Because the sun, despite seeming constant, has moods. Every 9–14 years (averaging 11) it cycles through sunspot highs and lows. Layered atop this are other cycles—88 years, 208 years, 500, 1,000, 2,300—like an orchestra of drums all out of sync.
Picture a candle guttering in a windstorm, in the middle of a cattery mid-riot. Milanković’s ladies charted that, too.
We don’t fully understand the inner workings of our solar despot, but we can predict its temperament well enough to plan crops and wars.
And yes, distance matters—that’s why Mars is a freezer and Venus an oven. But even at the same distance, variations in solar output change everything. Less energy means colder Earth, more means hotter.
Which brings us to the present: we are exiting one of the weakest sunspot cycles in recorded history. Low activity means extended cooling phases—Solar Minimums. We’ve logged three notable ones: Maunder, Dalton, Gleissberg. A fourth—the Eddy Minimum—may already be slouching toward us, set to linger thirty years or more.
Historically, such Minimums brought famine, plague, and bloodshed. If Eddy isn’t here yet, it’s on the timetable, arriving in a single solar cycle. And no—CO₂ will not save us.
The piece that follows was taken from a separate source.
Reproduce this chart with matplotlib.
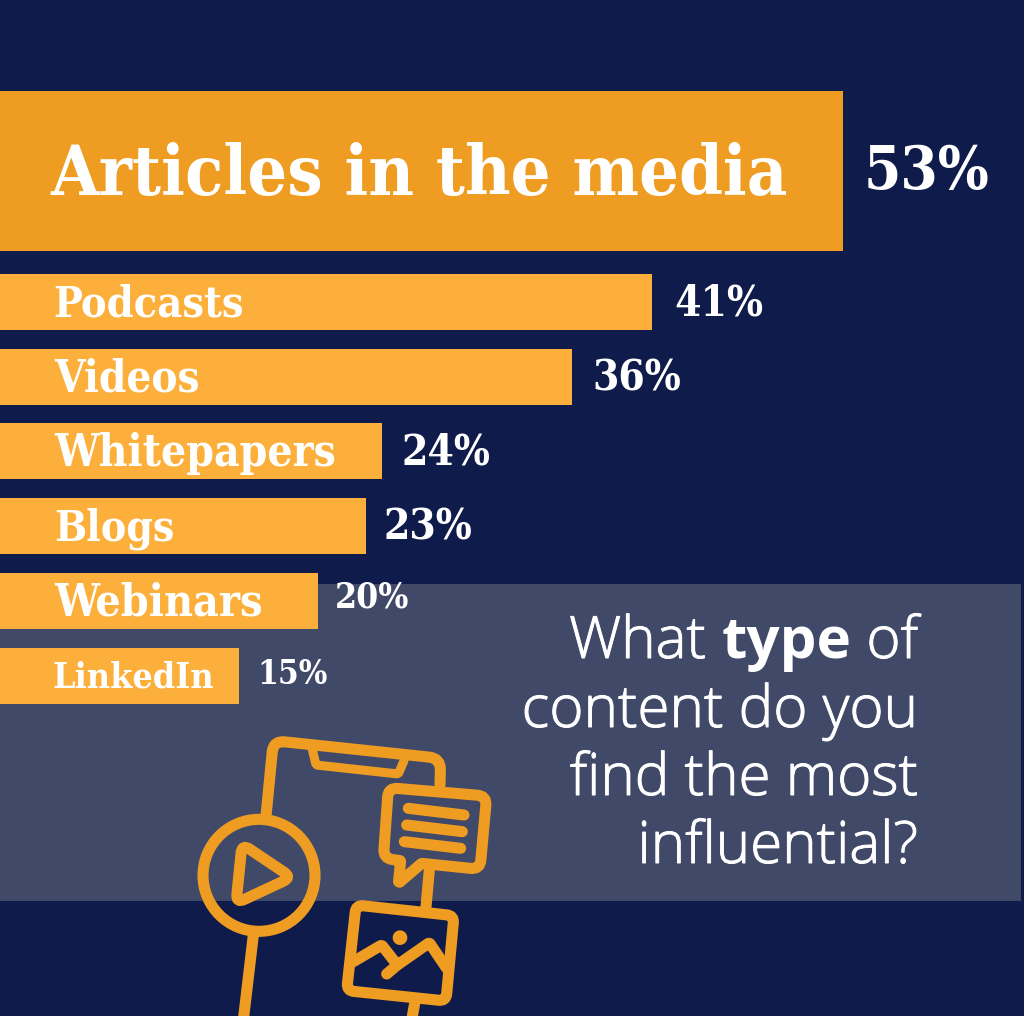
import matplotlib
matplotlib.use("Agg")
import matplotlib.pyplot as plt
import matplotlib.patheffects as pe
from matplotlib.path import Path
from matplotlib.patches import PathPatch, Circle, Rectangle
from matplotlib.font_manager import FontProperties
import numpy as np

categories = ["Articles in the media", "Podcasts", "Videos", "Whitepapers", "Blogs", "Webinars", "LinkedIn"]
values = [53, 41, 36, 24, 23, 20, 15]

NAVY = "#0F1B4A"
BAND = "#404968"
DARK_ORANGE = "#EE9C22"
ORANGE = "#FCB03B"
SERIF = "DejaVu Serif"
SANS = "Open Sans"

W, H = 1024, 1016
SCALE = 15.9
fig = plt.figure(figsize=(W / 100, H / 100), dpi=100, facecolor=NAVY)
ax = fig.add_axes([0, 0, 1, 1])
ax.set_xlim(0, W / SCALE)
ax.set_ylim(H, 0)
ax.axis("off")

# pixel-space overlay for decoration
px = fig.add_axes([0, 0, 1, 1], zorder=3)
px.set_xlim(0, W)
px.set_ylim(H, 0)
px.axis("off")
px.patch.set_alpha(0)

ax.add_patch(Rectangle((0, 584), (W - 3) / SCALE, 317, color=BAND, lw=0, zorder=1))

centers = [171, 302, 377, 451, 526, 601, 675.5]
heights = [160, 56, 56, 56, 56, 56, 56]
colors = [DARK_ORANGE] + [ORANGE] * 6
ax.barh(centers, values, height=heights, color=colors, zorder=2)

label_sizes = [50.3, 31, 31.5, 31.8, 30.5, 32, 25.7]
value_sizes = [43, 30.4, 30.4, 30.4, 30.4, 25.4, 24]
label_x = [50, 53, 54, 54, 54, 54, 53]
value_gap = [21, 22, 20, 20, 18, 17, 19]
dy = [-3, -2, -2, -2, -2, -2, -2]
value_dy = [-5, -3, -3, -3, -3, -7, -4]
for i, (c, v) in enumerate(zip(categories, values)):
    fp = FontProperties(family=SERIF, weight="bold", stretch="condensed", size=label_sizes[i])
    px.text(label_x[i], centers[i] + dy[i], c, fontproperties=fp,
            color="white", va="center_baseline", ha="left")
    fp = FontProperties(family=SERIF, weight="bold", stretch="condensed", size=value_sizes[i])
    ax.text(v + value_gap[i] / SCALE, centers[i] + value_dy[i], f"{v}%", fontproperties=fp,
            color="white", va="center_baseline", ha="left", zorder=4)

# question text, right aligned
lines = [[("What ", "light"), ("type", "bold"), (" of", "light")],
         [("content do you", "light")],
         [("find the most", "light")],
         [("influential?", "light")]]
line_y = [658, 727, 795, 863]
renderer = fig.canvas.get_renderer()
for segs, y in zip(lines, line_y):
    x = 918
    for s, w in reversed(segs):
        t = px.text(x, y, s.replace(" ", "\u00a0"), family=SANS, weight=w, size=42,
                    color="white", ha="right", va="baseline")
        x -= t.get_window_extent(renderer).width
        if w == "light":
            t.set_path_effects([pe.withStroke(linewidth=0.7, foreground="white")])


def Z(x, y):
    return 190 + x / 3, 720 + y / 3


def rounded(points, r, closed=True):
    pts = [np.array(Z(*p)) for p in points]
    n = len(pts)
    verts, codes = [], []
    rng = range(n) if closed else range(1, n - 1)
    if not closed:
        verts.append(pts[0]); codes.append(Path.MOVETO)
    for i in rng:
        p, a, b = pts[i], pts[i - 1], pts[(i + 1) % n]
        rad = (r[i] if isinstance(r, (list, tuple)) else r) / 3
        u = (a - p) / np.linalg.norm(a - p)
        v = (b - p) / np.linalg.norm(b - p)
        verts.append(p + u * rad)
        codes.append(Path.MOVETO if (closed and i == 0) else Path.LINETO)
        verts += [p, p + v * rad]
        codes += [Path.CURVE3, Path.CURVE3]
    if closed:
        verts.append(verts[0]); codes.append(Path.CLOSEPOLY)
    else:
        verts.append(pts[-1]); codes.append(Path.LINETO)
    return Path(verts, codes)


LW = 8.0
style = dict(fc="none", ec=DARK_ORANGE, lw=LW, capstyle="round", joinstyle="round")


def stroke(points, r=0, closed=False, lw=LW):
    px.add_patch(PathPatch(rounded(points, r if r else 0.01, closed), **{**style, "lw": lw}))


# phone body
stroke([(228, 288), (250, 62), (752, 115), (750, 195)], r=35)
stroke([(190, 645), (160, 900)])
stroke([(365, 80), (378, 135), (625, 162), (642, 122)], r=6, lw=6.5)
# play button
cx, cy = Z(207, 466)
px.add_patch(Circle((cx, cy), 168 / 3, fc="none", ec=DARK_ORANGE, lw=LW))
stroke([(156, 372), (305, 472), (138, 550)], r=28, closed=True)
# speech bubble
stroke([(595, 203), (890, 228), (870, 448), (695, 430), (625, 490), (632, 422), (580, 415)],
       r=[28, 28, 28, 3, 8, 3, 28], closed=True)
for a, b in [((655, 265), (822, 285)), ((650, 315), (817, 335)), ((643, 365), (812, 385))]:
    stroke([a, b])
stroke([(718, 450), (708, 560)])
# picture
stroke([(498, 555), (792, 587), (768, 843), (470, 812)], r=22, closed=True)
stroke([(675, 845), (665, 900)])
stroke([(490, 725), (575, 675), (622, 735), (718, 668), (770, 745)], r=5)
stroke([(622, 735), (590, 762)])
sx, sy = Z(630, 653)
px.add_patch(Circle((sx, sy), 22 / 3, fc=DARK_ORANGE, ec="none"))

fig.savefig("out.png", dpi=100, facecolor=NAVY)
If anything, more CO₂ might merely help plants endure the cold.
But remember—sunspot cycles are only part of the weather’s Byzantine complexity. Volcanic eruptions can also slam the brakes on solar energy. When Mount Pinatubo blew in 1991, it lofted ash into the stratosphere, where it lingered for years, blocking enough sunlight to cool global averages by about 0.5°C.
Less sunlight equals less heat. Always has. Always will.
Does this prove the sun alone writes the climate’s script? No. But its role dwarfs that of any atmospheric trace gas.
So next time someone insists their emission model predicts Earth’s fate, ask how well they understand the spinning, precessing, throbbing furnace 150 million kilometers away. This isn’t about denying complexity—it’s about refusing the narcotic simplicity that masquerades as science.